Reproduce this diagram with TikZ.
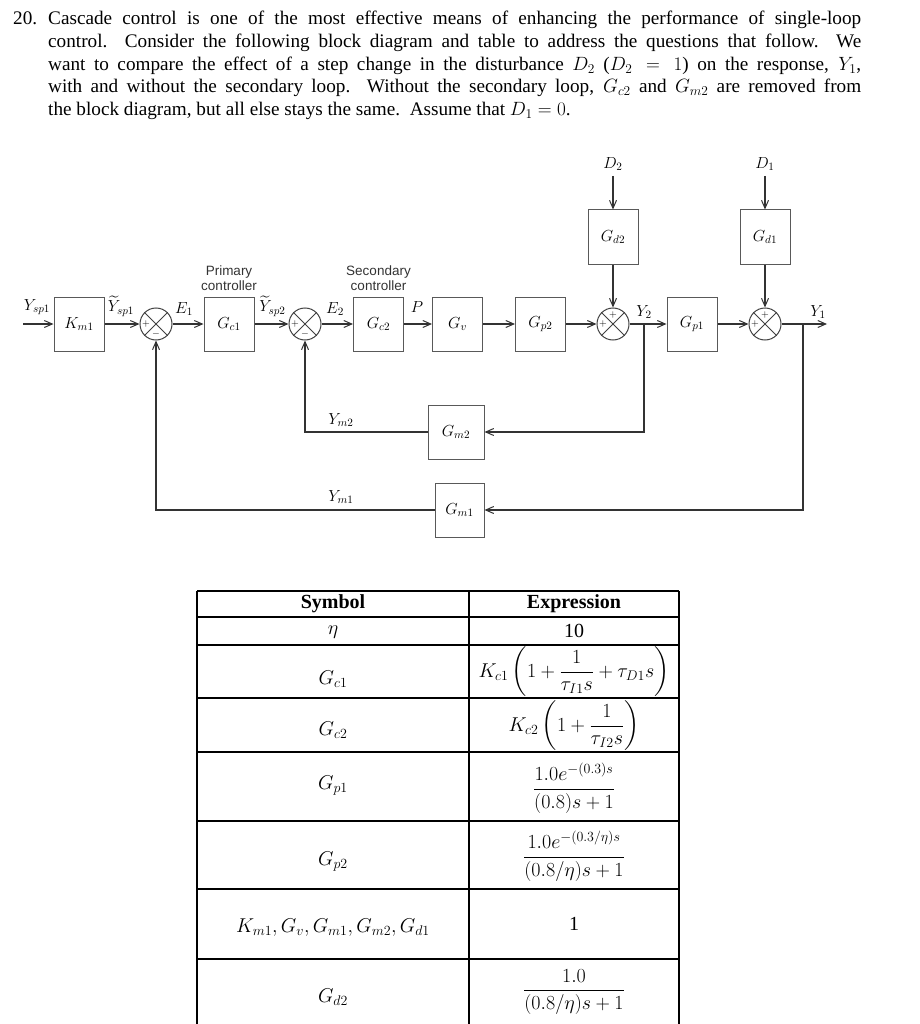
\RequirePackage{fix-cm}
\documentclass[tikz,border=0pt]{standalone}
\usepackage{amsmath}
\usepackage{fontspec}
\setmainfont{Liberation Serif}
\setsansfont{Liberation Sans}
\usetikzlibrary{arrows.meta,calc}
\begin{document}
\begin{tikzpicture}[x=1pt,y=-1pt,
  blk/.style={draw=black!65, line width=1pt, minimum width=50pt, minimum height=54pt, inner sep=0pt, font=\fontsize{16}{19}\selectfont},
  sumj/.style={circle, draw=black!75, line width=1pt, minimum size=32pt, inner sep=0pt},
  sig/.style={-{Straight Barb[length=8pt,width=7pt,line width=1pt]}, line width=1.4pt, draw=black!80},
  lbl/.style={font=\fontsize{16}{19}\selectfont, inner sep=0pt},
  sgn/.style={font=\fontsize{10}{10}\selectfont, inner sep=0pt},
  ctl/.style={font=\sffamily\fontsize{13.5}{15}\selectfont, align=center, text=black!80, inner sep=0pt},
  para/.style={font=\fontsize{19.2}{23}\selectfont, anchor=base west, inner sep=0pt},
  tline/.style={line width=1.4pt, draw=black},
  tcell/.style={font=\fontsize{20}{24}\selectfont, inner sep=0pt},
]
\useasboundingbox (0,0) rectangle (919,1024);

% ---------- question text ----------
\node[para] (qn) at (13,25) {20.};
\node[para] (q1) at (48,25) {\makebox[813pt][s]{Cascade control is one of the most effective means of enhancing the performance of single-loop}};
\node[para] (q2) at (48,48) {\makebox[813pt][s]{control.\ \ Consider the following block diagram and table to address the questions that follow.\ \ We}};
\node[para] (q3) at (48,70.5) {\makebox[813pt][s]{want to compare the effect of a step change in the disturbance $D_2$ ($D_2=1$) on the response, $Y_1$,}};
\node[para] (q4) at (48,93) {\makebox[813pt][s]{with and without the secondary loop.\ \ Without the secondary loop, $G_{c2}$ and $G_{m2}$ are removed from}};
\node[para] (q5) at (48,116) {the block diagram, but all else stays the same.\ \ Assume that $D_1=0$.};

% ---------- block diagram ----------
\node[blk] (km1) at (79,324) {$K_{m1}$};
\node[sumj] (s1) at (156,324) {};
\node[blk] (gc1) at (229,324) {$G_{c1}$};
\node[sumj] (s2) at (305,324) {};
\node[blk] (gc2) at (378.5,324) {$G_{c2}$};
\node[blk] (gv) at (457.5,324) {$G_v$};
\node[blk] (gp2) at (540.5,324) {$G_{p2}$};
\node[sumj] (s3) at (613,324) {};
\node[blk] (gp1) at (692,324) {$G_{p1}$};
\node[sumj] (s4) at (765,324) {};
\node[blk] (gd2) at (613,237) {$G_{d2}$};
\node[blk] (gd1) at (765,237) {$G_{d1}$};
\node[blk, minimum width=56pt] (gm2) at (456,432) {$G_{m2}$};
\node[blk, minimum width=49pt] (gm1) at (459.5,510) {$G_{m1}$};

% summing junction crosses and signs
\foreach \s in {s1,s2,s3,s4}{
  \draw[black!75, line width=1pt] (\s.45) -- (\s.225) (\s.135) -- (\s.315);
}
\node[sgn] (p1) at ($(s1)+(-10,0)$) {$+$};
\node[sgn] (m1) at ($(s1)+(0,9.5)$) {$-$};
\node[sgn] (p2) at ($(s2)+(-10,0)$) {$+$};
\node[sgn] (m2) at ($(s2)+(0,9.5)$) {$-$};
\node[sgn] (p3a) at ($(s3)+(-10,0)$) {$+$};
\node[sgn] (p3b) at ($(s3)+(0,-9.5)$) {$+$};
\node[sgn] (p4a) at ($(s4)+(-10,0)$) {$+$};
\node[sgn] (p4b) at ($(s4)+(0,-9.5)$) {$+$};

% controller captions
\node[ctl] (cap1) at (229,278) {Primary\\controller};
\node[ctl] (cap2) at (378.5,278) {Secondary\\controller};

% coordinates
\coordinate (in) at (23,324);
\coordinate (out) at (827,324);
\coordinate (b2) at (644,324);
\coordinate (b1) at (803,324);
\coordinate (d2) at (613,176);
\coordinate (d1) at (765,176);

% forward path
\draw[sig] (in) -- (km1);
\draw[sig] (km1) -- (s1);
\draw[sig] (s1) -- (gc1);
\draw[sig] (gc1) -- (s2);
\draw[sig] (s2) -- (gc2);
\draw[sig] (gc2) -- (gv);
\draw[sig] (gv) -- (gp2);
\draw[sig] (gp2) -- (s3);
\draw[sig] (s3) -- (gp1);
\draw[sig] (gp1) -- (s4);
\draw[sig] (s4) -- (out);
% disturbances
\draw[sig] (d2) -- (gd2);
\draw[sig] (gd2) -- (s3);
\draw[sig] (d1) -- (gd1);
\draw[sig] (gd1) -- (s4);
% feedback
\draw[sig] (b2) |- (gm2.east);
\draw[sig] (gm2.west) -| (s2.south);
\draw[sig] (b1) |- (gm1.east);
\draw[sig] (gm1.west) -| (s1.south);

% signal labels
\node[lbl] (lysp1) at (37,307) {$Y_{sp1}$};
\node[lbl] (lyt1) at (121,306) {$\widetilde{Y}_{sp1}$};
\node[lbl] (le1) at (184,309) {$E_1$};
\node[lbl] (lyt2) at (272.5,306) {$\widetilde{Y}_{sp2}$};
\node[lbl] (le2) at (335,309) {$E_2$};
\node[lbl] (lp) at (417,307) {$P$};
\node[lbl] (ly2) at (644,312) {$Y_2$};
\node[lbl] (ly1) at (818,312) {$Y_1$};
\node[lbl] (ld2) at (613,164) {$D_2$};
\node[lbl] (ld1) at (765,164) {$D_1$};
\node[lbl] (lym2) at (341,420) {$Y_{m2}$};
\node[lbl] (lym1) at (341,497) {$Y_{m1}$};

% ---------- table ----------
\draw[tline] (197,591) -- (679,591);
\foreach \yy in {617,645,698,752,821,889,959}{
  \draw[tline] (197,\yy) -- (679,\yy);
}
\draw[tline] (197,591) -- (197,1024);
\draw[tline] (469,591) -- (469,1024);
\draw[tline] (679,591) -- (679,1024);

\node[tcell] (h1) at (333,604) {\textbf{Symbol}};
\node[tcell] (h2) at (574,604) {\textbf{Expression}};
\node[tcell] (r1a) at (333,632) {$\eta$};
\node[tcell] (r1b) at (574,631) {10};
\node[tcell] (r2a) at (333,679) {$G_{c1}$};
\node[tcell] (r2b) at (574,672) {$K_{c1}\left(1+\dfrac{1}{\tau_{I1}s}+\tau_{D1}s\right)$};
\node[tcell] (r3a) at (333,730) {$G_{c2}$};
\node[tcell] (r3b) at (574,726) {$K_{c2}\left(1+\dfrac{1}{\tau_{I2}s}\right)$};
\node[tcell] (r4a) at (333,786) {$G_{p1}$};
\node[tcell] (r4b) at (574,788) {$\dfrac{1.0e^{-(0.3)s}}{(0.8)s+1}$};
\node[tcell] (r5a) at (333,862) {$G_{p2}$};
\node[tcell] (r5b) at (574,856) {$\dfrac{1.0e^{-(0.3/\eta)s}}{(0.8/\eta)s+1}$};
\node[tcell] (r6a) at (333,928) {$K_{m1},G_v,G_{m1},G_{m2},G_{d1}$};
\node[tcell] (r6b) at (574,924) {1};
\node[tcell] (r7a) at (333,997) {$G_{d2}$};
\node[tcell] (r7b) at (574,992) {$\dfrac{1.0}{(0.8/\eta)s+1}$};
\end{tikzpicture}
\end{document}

+-------+

### EXERCISE
Exactly as written, please give again the lines from the beginning of the listing through the line containing "(0,0) rectangle (919,1024);", inclusive, without any pictures.

### WRITTEN RESPONSE
Reproduce this diagram with TikZ.
\RequirePackage{fix-cm}
\documentclass[tikz,border=0pt]{standalone}
\usepackage{amsmath}
\usepackage{fontspec}
\setmainfont{Liberation Serif}
\setsansfont{Liberation Sans}
\usetikzlibrary{arrows.meta,calc}
\begin{document}
\begin{tikzpicture}[x=1pt,y=-1pt,
  blk/.style={draw=black!65, line width=1pt, minimum width=50pt, minimum height=54pt, inner sep=0pt, font=\fontsize{16}{19}\selectfont},
  sumj/.style={circle, draw=black!75, line width=1pt, minimum size=32pt, inner sep=0pt},
  sig/.style={-{Straight Barb[length=8pt,width=7pt,line width=1pt]}, line width=1.4pt, draw=black!80},
  lbl/.style={font=\fontsize{16}{19}\selectfont, inner sep=0pt},
  sgn/.style={font=\fontsize{10}{10}\selectfont, inner sep=0pt},
  ctl/.style={font=\sffamily\fontsize{13.5}{15}\selectfont, align=center, text=black!80, inner sep=0pt},
  para/.style={font=\fontsize{19.2}{23}\selectfont, anchor=base west, inner sep=0pt},
  tline/.style={line width=1.4pt, draw=black},
  tcell/.style={font=\fontsize{20}{24}\selectfont, inner sep=0pt},
]
\useasboundingbox (0,0) rectangle (919,1024);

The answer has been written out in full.